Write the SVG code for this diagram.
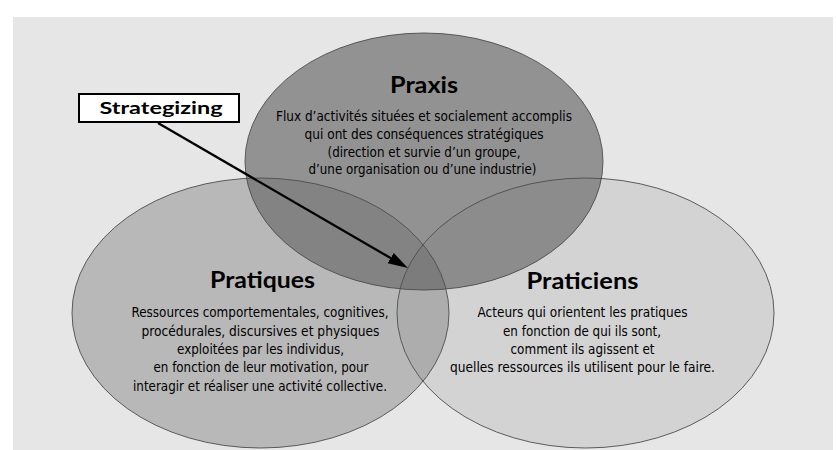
<svg xmlns="http://www.w3.org/2000/svg" width="836" height="450" viewBox="0 0 836 450">
  <defs>
    <style>
      .title { font-family: "Lato", "Open Sans", "Liberation Sans", sans-serif; font-weight: 700; font-size: 23px; fill: #000; text-anchor: middle; }
      .label { font-family: "Lato", "Open Sans", "Liberation Sans", sans-serif; font-weight: 700; font-size: 17px; fill: #000; text-anchor: middle; }
      .body { font-family: "Liberation Sans Narrow", "DejaVu Sans Condensed", "Liberation Sans", sans-serif; font-stretch: condensed; font-size: 14.5px; fill: #000; text-anchor: middle; }
      .outline { fill: none; stroke: #4d4d4d; stroke-width: 0.9; }
      .connector { stroke: #000; stroke-width: 2.3; fill: none; }
    </style>
    <ellipse id="e-praxis" cx="424" cy="161.5" rx="179" ry="128.5"/>
    <ellipse id="e-pratiques" cx="260.5" cy="313" rx="188.5" ry="135"/>
    <ellipse id="e-praticiens" cx="585.5" cy="313" rx="188.5" ry="135"/>
    <clipPath id="clip-pratiques"><use href="#e-pratiques"/></clipPath>
    <clipPath id="clip-praticiens"><use href="#e-praticiens"/></clipPath>
    <marker id="arrowhead" markerUnits="userSpaceOnUse" markerWidth="22" markerHeight="13" refX="10" refY="6" orient="auto">
      <path d="M0,0 L20,6 L0,12 Z" fill="#000"/>
    </marker>
  </defs>

  <!-- page and panel -->
  <rect x="0" y="0" width="836" height="450" fill="#fff"/>
  <rect x="13" y="17" width="820" height="433" fill="#e6e6e6"/>

  <!-- Pratiques -->
  <g id="node-pratiques">
    <use href="#e-pratiques" fill="#b8b8b8"/>
    <text class="title" x="262.5" y="288" textLength="105" lengthAdjust="spacingAndGlyphs">Pratiques</text>
    <text class="body" x="260" y="317.3" textLength="257" lengthAdjust="spacingAndGlyphs">Ressources comportementales, cognitives,</text>
    <text class="body" x="260.5" y="335.6" textLength="238" lengthAdjust="spacingAndGlyphs">procédurales, discursives et physiques</text>
    <text class="body" x="260.5" y="354" textLength="167" lengthAdjust="spacingAndGlyphs">exploitées par les individus,</text>
    <text class="body" x="261" y="372.3" textLength="215" lengthAdjust="spacingAndGlyphs">en fonction de leur motivation, pour</text>
    <text class="body" x="260" y="390.6" textLength="254" lengthAdjust="spacingAndGlyphs">interagir et réaliser une activité collective.</text>
  </g>

  <!-- Praticiens -->
  <g id="node-praticiens">
    <use href="#e-praticiens" fill="#d3d3d3"/>
    <text class="title" x="582.5" y="288.5" textLength="112" lengthAdjust="spacingAndGlyphs">Praticiens</text>
    <text class="body" x="582.5" y="317.3" textLength="210" lengthAdjust="spacingAndGlyphs">Acteurs qui orientent les pratiques</text>
    <text class="body" x="582" y="335.6" textLength="158" lengthAdjust="spacingAndGlyphs">en fonction de qui ils sont,</text>
    <text class="body" x="582.5" y="354" textLength="144" lengthAdjust="spacingAndGlyphs">comment ils agissent et</text>
    <text class="body" x="582.5" y="372.3" textLength="265" lengthAdjust="spacingAndGlyphs">quelles ressources ils utilisent pour le faire.</text>
  </g>

  <!-- lower lens shared by Pratiques and Praticiens -->
  <g id="overlap-lower" clip-path="url(#clip-pratiques)">
    <use href="#e-praticiens" fill="#adadad"/>
  </g>

  <!-- Praxis -->
  <g id="node-praxis">
    <use href="#e-praxis" fill="#929292"/>
    <g clip-path="url(#clip-pratiques)">
      <use href="#e-praxis" fill="#838383"/>
    </g>
    <g clip-path="url(#clip-praticiens)">
      <use href="#e-praxis" fill="#8c8c8c"/>
      <g clip-path="url(#clip-pratiques)">
        <use href="#e-praxis" fill="#7c7c7c"/>
      </g>
    </g>
    <text class="title" x="424" y="93" textLength="68" lengthAdjust="spacingAndGlyphs">Praxis</text>
    <text class="body" x="424" y="121" textLength="296" lengthAdjust="spacingAndGlyphs">Flux d’activités situées et socialement accomplis</text>
    <text class="body" x="424" y="139" textLength="239" lengthAdjust="spacingAndGlyphs">qui ont des conséquences stratégiques</text>
    <text class="body" x="424" y="156.5" textLength="193" lengthAdjust="spacingAndGlyphs">(direction et survie d’un groupe,</text>
    <text class="body" x="422.5" y="174" textLength="228" lengthAdjust="spacingAndGlyphs">d’une organisation ou d’une industrie)</text>
  </g>

  <!-- circle outlines -->
  <g id="outlines" class="outline">
    <use href="#e-pratiques"/>
    <use href="#e-praticiens"/>
    <use href="#e-praxis"/>
  </g>

  <!-- Strategizing callout -->
  <g id="node-strategizing">
    <rect x="79" y="94" width="160" height="28" fill="#fff" stroke="#000" stroke-width="2"/>
    <text class="label" x="161" y="114" textLength="123" lengthAdjust="spacingAndGlyphs">Strategizing</text>
  </g>

  <g id="connectors">
    <line class="connector" x1="158" y1="123" x2="399.3" y2="263.1" marker-end="url(#arrowhead)"/>
  </g>
</svg>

> _Exercise directions_
Set down the material exactly, every line of it, except for the pictures.

> _Correct output_
Write the SVG code for this diagram.
<svg xmlns="http://www.w3.org/2000/svg" width="836" height="450" viewBox="0 0 836 450">
  <defs>
    <style>
      .title { font-family: "Lato", "Open Sans", "Liberation Sans", sans-serif; font-weight: 700; font-size: 23px; fill: #000; text-anchor: middle; }
      .label { font-family: "Lato", "Open Sans", "Liberation Sans", sans-serif; font-weight: 700; font-size: 17px; fill: #000; text-anchor: middle; }
      .body { font-family: "Liberation Sans Narrow", "DejaVu Sans Condensed", "Liberation Sans", sans-serif; font-stretch: condensed; font-size: 14.5px; fill: #000; text-anchor: middle; }
      .outline { fill: none; stroke: #4d4d4d; stroke-width: 0.9; }
      .connector { stroke: #000; stroke-width: 2.3; fill: none; }
    </style>
    <ellipse id="e-praxis" cx="424" cy="161.5" rx="179" ry="128.5"/>
    <ellipse id="e-pratiques" cx="260.5" cy="313" rx="188.5" ry="135"/>
    <ellipse id="e-praticiens" cx="585.5" cy="313" rx="188.5" ry="135"/>
    <clipPath id="clip-pratiques"><use href="#e-pratiques"/></clipPath>
    <clipPath id="clip-praticiens"><use href="#e-praticiens"/></clipPath>
    <marker id="arrowhead" markerUnits="userSpaceOnUse" markerWidth="22" markerHeight="13" refX="10" refY="6" orient="auto">
      <path d="M0,0 L20,6 L0,12 Z" fill="#000"/>
    </marker>
  </defs>

  <!-- page and panel -->
  <rect x="0" y="0" width="836" height="450" fill="#fff"/>
  <rect x="13" y="17" width="820" height="433" fill="#e6e6e6"/>

  <!-- Pratiques -->
  <g id="node-pratiques">
    <use href="#e-pratiques" fill="#b8b8b8"/>
    <text class="title" x="262.5" y="288" textLength="105" lengthAdjust="spacingAndGlyphs">Pratiques</text>
    <text class="body" x="260" y="317.3" textLength="257" lengthAdjust="spacingAndGlyphs">Ressources comportementales, cognitives,</text>
    <text class="body" x="260.5" y="335.6" textLength="238" lengthAdjust="spacingAndGlyphs">procédurales, discursives et physiques</text>
    <text class="body" x="260.5" y="354" textLength="167" lengthAdjust="spacingAndGlyphs">exploitées par les individus,</text>
    <text class="body" x="261" y="372.3" textLength="215" lengthAdjust="spacingAndGlyphs">en fonction de leur motivation, pour</text>
    <text class="body" x="260" y="390.6" textLength="254" lengthAdjust="spacingAndGlyphs">interagir et réaliser une activité collective.</text>
  </g>

  <!-- Praticiens -->
  <g id="node-praticiens">
    <use href="#e-praticiens" fill="#d3d3d3"/>
    <text class="title" x="582.5" y="288.5" textLength="112" lengthAdjust="spacingAndGlyphs">Praticiens</text>
    <text class="body" x="582.5" y="317.3" textLength="210" lengthAdjust="spacingAndGlyphs">Acteurs qui orientent les pratiques</text>
    <text class="body" x="582" y="335.6" textLength="158" lengthAdjust="spacingAndGlyphs">en fonction de qui ils sont,</text>
    <text class="body" x="582.5" y="354" textLength="144" lengthAdjust="spacingAndGlyphs">comment ils agissent et</text>
    <text class="body" x="582.5" y="372.3" textLength="265" lengthAdjust="spacingAndGlyphs">quelles ressources ils utilisent pour le faire.</text>
  </g>

  <!-- lower lens shared by Pratiques and Praticiens -->
  <g id="overlap-lower" clip-path="url(#clip-pratiques)">
    <use href="#e-praticiens" fill="#adadad"/>
  </g>

  <!-- Praxis -->
  <g id="node-praxis">
    <use href="#e-praxis" fill="#929292"/>
    <g clip-path="url(#clip-pratiques)">
      <use href="#e-praxis" fill="#838383"/>
    </g>
    <g clip-path="url(#clip-praticiens)">
      <use href="#e-praxis" fill="#8c8c8c"/>
      <g clip-path="url(#clip-pratiques)">
        <use href="#e-praxis" fill="#7c7c7c"/>
      </g>
    </g>
    <text class="title" x="424" y="93" textLength="68" lengthAdjust="spacingAndGlyphs">Praxis</text>
    <text class="body" x="424" y="121" textLength="296" lengthAdjust="spacingAndGlyphs">Flux d’activités situées et socialement accomplis</text>
    <text class="body" x="424" y="139" textLength="239" lengthAdjust="spacingAndGlyphs">qui ont des conséquences stratégiques</text>
    <text class="body" x="424" y="156.5" textLength="193" lengthAdjust="spacingAndGlyphs">(direction et survie d’un groupe,</text>
    <text class="body" x="422.5" y="174" textLength="228" lengthAdjust="spacingAndGlyphs">d’une organisation ou d’une industrie)</text>
  </g>

  <!-- circle outlines -->
  <g id="outlines" class="outline">
    <use href="#e-pratiques"/>
    <use href="#e-praticiens"/>
    <use href="#e-praxis"/>
  </g>

  <!-- Strategizing callout -->
  <g id="node-strategizing">
    <rect x="79" y="94" width="160" height="28" fill="#fff" stroke="#000" stroke-width="2"/>
    <text class="label" x="161" y="114" textLength="123" lengthAdjust="spacingAndGlyphs">Strategizing</text>
  </g>

  <g id="connectors">
    <line class="connector" x1="158" y1="123" x2="399.3" y2="263.1" marker-end="url(#arrowhead)"/>
  </g>
</svg>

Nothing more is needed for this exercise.